I know I'm dating myself, but for you ....ah.... um....(cough), lets just say you 'spring chickens'....um....wannabes, you know what I'm talking about. Lets recite the beginning monologue of every episode. C'mon, 'you know' you know it... here goes: "Steve Austin, astronaut. A man barely alive. Gentlemen, we can rebuild him. We have the knowledge & technology. We have the capability to build the world's first bionic man. Steve Austin will be that man. We'll make him better than he was before. Better, stronger, faster."

Whew!! That was some cool stuff back then. The thought of it all is 'still' pretty cool stuff today. Now any of you that were 'with me' in that recite, whether you heard it before or not, know where I'm coming from with this. Your child "is" Steve Austin. Oh, he or she may not have been an astronaut. May not have some stranger or organization that wants to put $6 Million into there development, 'shute', they may not even have a pilots license or want one. However, the reality of it is, they've got something better than all that.

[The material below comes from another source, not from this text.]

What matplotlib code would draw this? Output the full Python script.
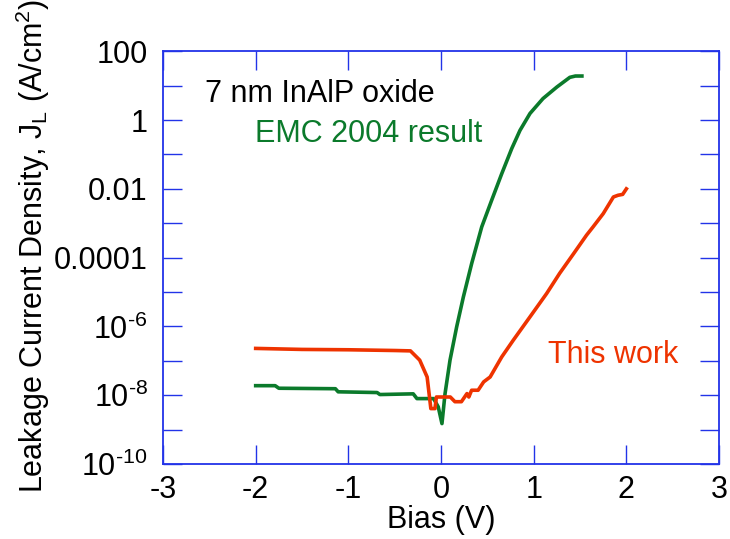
import matplotlib
matplotlib.use("Agg")
import matplotlib.pyplot as plt
from matplotlib.ticker import FixedLocator, FixedFormatter, NullLocator

plt.rcParams["font.family"] = ["Liberation Sans", "DejaVu Sans"]
plt.rcParams["mathtext.fontset"] = "custom"
plt.rcParams["mathtext.rm"] = "Liberation Sans"
plt.rcParams["mathtext.it"] = "Liberation Sans"
plt.rcParams["axes.unicode_minus"] = False

# EMC 2004 result (green)
emc_bias = [-2.0, -1.79, -1.75, -1.14, -1.11, -0.69, -0.66, -0.3, -0.26, -0.08,
            -0.03, 0.01, 0.043, 0.097, 0.169, 0.241, 0.331, 0.439, 0.547, 0.655,
            0.763, 0.852, 0.96, 1.10, 1.25, 1.39, 1.45, 1.52]
emc_j = [1.9e-8, 1.9e-8, 1.6e-8, 1.55e-8, 1.26e-8, 1.2e-8, 1.05e-8, 1.1e-8,
         8.0e-9, 8.0e-9, 4.6e-9, 1.5e-9, 1.1e-8, 1.05e-7, 9.8e-7, 7.2e-6,
         6.8e-5, 7.8e-4, 4.7e-3, 2.75e-2, 0.148, 0.50, 1.55, 4.2, 9.1, 17.4,
         19.0, 19.0]

# This work (red)
work_bias = [-2.0, -1.5, -1.0, -0.5, -0.33, -0.23, -0.15, -0.12, -0.11, -0.065,
             -0.05, 0.1, 0.15, 0.22, 0.28, 0.30, 0.33, 0.40, 0.46, 0.53, 0.655,
             0.78, 0.96, 1.14, 1.28, 1.43, 1.57, 1.64, 1.75, 1.86, 1.91, 1.96, 2.0]
work_j = [2.3e-7, 2.15e-7, 2.1e-7, 2.0e-7, 1.95e-7, 1.05e-7, 3.4e-8, 7.0e-9,
          4.1e-9, 4.1e-9, 8.9e-9, 8.9e-9, 6.5e-9, 6.5e-9, 1.12e-8, 8.9e-9,
          1.4e-8, 1.4e-8, 2.45e-8, 3.4e-8, 1.3e-7, 4.0e-7, 1.9e-6, 9.1e-6,
          3.5e-5, 1.3e-4, 4.5e-4, 7.8e-4, 1.9e-3, 5.8e-3, 6.5e-3, 6.9e-3, 1.0e-2]

x_ticks = [-3, -2, -1, 0, 1, 2, 3]
y_ticks = [1e-10, 1e-9, 1e-8, 1e-7, 1e-6, 1e-5, 1e-4, 1e-3, 1e-2, 1e-1, 1, 10, 100]
y_labels = [r"$\mathregular{10^{\text{-}10}}$", "", r"$\mathregular{10^{\text{-}8}}$", "",
            r"$\mathregular{10^{\text{-}6}}$", "", "0.0001", "", "0.01", "", "1", "", "100"]

blue = "#2233e8"
green = "#0b7a2b"
red = "#ee3300"

fig = plt.figure(figsize=(7.3, 5.39), dpi=100)
ax = fig.add_axes([0.2233, 0.139, 0.7617, 0.766])

ax.plot(emc_bias, emc_j, color=green, linewidth=2.6)
ax.plot(work_bias, work_j, color=red, linewidth=2.6)

ax.set_yscale("log")
ax.set_xlim(-3, 3)
ax.set_ylim(1e-10, 100)

ax.xaxis.set_major_locator(FixedLocator(x_ticks))
ax.yaxis.set_major_locator(FixedLocator(y_ticks))
ax.yaxis.set_major_formatter(FixedFormatter(y_labels))
ax.yaxis.set_minor_locator(NullLocator())

for s in ax.spines.values():
    s.set_color(blue)
    s.set_linewidth(1.3)

ax.tick_params(axis="both", which="major", direction="in", length=14,
               width=1.0, color=blue, labelsize=22, top=True, right=True)
ax.tick_params(axis="x", pad=8)
ax.tick_params(axis="y", pad=11)

ax.set_xlabel("Bias (V)", fontsize=22, labelpad=0)
ax.set_ylabel(r"Leakage Current Density, J$\mathregular{_L}$ (A/cm$\mathregular{^2}$)",
              fontsize=22)
ax.yaxis.set_label_coords(-0.2, 0.528)

ax.text(0.0754, 0.8765, "7 nm InAlP oxide", fontsize=22, color="black",
        va="baseline", ha="left", transform=ax.transAxes)
ax.text(0.165, 0.780, "EMC 2004 result", fontsize=22, color=green,
        va="baseline", ha="left", transform=ax.transAxes)
ax.text(0.692, 0.245, "This work", fontsize=22, color=red,
        va="baseline", ha="left", transform=ax.transAxes)

fig.savefig("out.png", dpi=100)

They've got "you." You see, with YOU, your child not only has the potential to have/accomplish all that, but they have you as their coach & mentor, encouraging them along the way to even greater things than that.

Think about it, if your child isn't potty trained, but can be, do you just say..."oh well, I guess Diapers [not Diamonds] Are Forever." Better yet, if your child does have potential & physical ability to walk, and they have yet to do so, do you just let them crawl into adulthood to be like Porgy of "Porgy and Bess."? Oh heck NO. You'll do what ever it takes them, yes "YOUR SPECIFIC CHILD" to do what they need to do.

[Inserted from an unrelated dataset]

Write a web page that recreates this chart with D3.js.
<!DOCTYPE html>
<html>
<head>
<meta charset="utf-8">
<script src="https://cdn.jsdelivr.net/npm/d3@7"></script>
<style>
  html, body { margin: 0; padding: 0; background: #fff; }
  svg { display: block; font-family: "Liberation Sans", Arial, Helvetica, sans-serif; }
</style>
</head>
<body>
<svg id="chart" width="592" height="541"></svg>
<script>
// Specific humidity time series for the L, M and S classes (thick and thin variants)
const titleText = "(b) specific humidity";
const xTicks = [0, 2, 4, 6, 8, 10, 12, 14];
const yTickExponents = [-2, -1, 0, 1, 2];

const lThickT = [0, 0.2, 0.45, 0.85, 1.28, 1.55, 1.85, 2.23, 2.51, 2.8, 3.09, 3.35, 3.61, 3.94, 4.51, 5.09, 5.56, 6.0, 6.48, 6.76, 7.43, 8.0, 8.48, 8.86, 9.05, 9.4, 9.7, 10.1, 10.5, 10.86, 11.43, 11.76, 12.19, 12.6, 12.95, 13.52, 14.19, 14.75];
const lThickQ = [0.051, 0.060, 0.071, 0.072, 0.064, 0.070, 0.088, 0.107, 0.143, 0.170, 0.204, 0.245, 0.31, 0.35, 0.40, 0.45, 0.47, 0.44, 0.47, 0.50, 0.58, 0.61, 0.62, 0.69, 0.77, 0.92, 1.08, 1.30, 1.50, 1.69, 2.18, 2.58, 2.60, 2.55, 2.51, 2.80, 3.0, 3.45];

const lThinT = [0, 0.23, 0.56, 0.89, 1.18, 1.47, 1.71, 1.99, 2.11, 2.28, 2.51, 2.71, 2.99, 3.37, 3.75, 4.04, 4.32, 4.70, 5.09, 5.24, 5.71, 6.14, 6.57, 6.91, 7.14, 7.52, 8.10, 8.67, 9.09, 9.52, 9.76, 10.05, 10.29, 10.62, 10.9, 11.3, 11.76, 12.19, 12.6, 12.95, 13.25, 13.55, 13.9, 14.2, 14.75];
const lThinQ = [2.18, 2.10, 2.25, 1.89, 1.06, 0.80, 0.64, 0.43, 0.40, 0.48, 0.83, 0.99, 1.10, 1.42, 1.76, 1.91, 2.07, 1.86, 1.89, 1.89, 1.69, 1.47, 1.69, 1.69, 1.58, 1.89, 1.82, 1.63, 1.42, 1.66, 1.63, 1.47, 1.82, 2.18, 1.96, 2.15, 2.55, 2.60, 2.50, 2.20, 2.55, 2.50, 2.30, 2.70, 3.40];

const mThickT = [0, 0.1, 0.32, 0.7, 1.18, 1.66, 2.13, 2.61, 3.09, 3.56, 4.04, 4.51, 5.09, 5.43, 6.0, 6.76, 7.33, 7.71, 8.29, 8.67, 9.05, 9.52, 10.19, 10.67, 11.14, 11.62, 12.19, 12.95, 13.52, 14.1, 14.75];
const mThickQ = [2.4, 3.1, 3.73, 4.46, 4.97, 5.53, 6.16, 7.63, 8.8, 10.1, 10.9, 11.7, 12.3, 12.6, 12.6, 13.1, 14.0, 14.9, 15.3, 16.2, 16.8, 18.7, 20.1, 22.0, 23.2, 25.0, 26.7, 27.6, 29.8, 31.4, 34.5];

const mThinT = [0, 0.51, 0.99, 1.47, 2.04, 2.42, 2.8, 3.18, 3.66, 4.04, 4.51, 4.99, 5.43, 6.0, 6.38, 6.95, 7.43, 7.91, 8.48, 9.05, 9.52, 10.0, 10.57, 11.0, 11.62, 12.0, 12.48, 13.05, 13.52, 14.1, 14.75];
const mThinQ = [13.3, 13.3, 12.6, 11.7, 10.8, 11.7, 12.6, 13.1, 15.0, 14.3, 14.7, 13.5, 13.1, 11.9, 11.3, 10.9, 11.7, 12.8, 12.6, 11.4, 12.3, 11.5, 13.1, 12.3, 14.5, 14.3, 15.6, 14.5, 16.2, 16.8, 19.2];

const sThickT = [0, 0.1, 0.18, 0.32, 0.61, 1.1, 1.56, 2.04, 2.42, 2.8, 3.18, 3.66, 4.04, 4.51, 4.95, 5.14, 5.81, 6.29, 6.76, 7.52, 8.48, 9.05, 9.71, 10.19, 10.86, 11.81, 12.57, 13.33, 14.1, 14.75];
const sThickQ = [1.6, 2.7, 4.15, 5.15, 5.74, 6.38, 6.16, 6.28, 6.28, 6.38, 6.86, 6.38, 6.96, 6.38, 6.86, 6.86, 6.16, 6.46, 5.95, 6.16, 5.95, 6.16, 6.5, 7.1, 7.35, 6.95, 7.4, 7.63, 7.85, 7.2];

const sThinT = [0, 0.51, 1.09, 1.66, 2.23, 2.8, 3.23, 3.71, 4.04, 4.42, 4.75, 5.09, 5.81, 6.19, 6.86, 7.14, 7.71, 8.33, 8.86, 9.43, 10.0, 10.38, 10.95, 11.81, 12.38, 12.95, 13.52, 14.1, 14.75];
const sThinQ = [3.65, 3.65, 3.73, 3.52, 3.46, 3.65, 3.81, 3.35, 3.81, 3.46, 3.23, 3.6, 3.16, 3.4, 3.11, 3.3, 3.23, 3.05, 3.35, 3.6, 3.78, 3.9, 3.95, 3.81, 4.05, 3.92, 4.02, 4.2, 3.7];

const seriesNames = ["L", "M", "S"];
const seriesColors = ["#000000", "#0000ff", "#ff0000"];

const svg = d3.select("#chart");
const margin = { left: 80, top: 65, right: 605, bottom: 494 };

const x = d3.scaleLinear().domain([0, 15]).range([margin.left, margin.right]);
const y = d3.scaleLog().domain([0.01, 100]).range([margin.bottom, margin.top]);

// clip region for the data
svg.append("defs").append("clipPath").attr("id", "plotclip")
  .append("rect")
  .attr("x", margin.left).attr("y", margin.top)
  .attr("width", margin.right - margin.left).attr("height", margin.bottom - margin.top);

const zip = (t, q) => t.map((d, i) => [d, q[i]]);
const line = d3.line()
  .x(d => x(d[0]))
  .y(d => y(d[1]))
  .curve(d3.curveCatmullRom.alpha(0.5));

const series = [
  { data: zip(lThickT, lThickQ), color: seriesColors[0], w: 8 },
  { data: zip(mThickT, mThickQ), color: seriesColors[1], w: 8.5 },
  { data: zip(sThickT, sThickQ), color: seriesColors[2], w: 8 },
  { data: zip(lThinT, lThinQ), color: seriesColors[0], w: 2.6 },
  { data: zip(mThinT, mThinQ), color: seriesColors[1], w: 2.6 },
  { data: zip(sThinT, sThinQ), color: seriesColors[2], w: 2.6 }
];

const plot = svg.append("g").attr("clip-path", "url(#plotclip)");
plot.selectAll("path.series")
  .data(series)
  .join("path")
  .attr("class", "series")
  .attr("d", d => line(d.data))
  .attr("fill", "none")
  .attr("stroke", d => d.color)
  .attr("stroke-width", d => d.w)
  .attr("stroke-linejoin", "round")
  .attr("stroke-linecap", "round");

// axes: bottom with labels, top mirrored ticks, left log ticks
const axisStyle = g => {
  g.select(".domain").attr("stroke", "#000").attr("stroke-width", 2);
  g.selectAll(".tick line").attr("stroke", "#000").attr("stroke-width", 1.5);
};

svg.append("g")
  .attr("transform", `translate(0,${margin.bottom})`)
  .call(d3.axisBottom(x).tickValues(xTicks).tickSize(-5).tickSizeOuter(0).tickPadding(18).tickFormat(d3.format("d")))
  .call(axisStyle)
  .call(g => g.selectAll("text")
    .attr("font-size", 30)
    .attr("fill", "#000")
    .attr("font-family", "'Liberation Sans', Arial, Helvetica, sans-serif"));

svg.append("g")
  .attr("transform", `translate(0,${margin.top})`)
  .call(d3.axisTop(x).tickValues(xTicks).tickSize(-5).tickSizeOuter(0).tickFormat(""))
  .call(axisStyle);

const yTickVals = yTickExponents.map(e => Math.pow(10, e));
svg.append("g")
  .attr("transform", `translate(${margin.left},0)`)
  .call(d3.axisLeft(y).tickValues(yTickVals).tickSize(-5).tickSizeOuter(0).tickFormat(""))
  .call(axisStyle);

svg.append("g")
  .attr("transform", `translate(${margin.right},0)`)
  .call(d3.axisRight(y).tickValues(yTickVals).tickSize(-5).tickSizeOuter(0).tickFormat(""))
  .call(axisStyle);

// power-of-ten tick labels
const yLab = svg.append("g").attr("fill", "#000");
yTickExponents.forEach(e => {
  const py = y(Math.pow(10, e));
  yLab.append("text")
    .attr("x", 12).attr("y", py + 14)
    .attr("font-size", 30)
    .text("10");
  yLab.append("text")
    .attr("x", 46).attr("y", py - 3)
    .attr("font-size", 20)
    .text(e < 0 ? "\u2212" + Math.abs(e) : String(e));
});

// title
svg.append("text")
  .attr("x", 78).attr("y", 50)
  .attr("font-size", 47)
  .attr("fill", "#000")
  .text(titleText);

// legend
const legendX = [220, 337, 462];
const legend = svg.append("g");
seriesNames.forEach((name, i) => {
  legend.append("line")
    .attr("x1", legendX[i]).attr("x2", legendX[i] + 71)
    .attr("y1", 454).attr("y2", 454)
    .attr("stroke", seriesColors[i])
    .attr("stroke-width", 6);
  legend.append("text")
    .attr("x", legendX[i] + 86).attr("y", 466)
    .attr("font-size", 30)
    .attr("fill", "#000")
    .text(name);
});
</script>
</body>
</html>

So, put your child's name [in Steve Austin's place] and recite that quote again yourself..."Steve Austin (your child's name here), astronaut (incredible and unique child, or however you'd describe them)...." Better yet, put some other stuff in there too. Why? Because your child can be better and he or she can do more than they did yesterday, today, while aspiring for more tomorrow. With YOU in the mix, you just have to work those experiences you've got and show your child how to find a way through 'who they are', to move forward. You are critical in this equation. Because if YOU don't believe for your child (and yourself), as their leader/parent who loves them, how will they do it? They are doomed.

So, forget what "THEY" say, whoever they are, and believe in the almighty and what has been done even with the taking of your very next breath... Show them how to go beyond being bionic, while becoming super incredible or whatever you 'love your child' to be, just as he or she is. They can do it, just show them through 'your experience' how "not" to let what "they say" be their reality.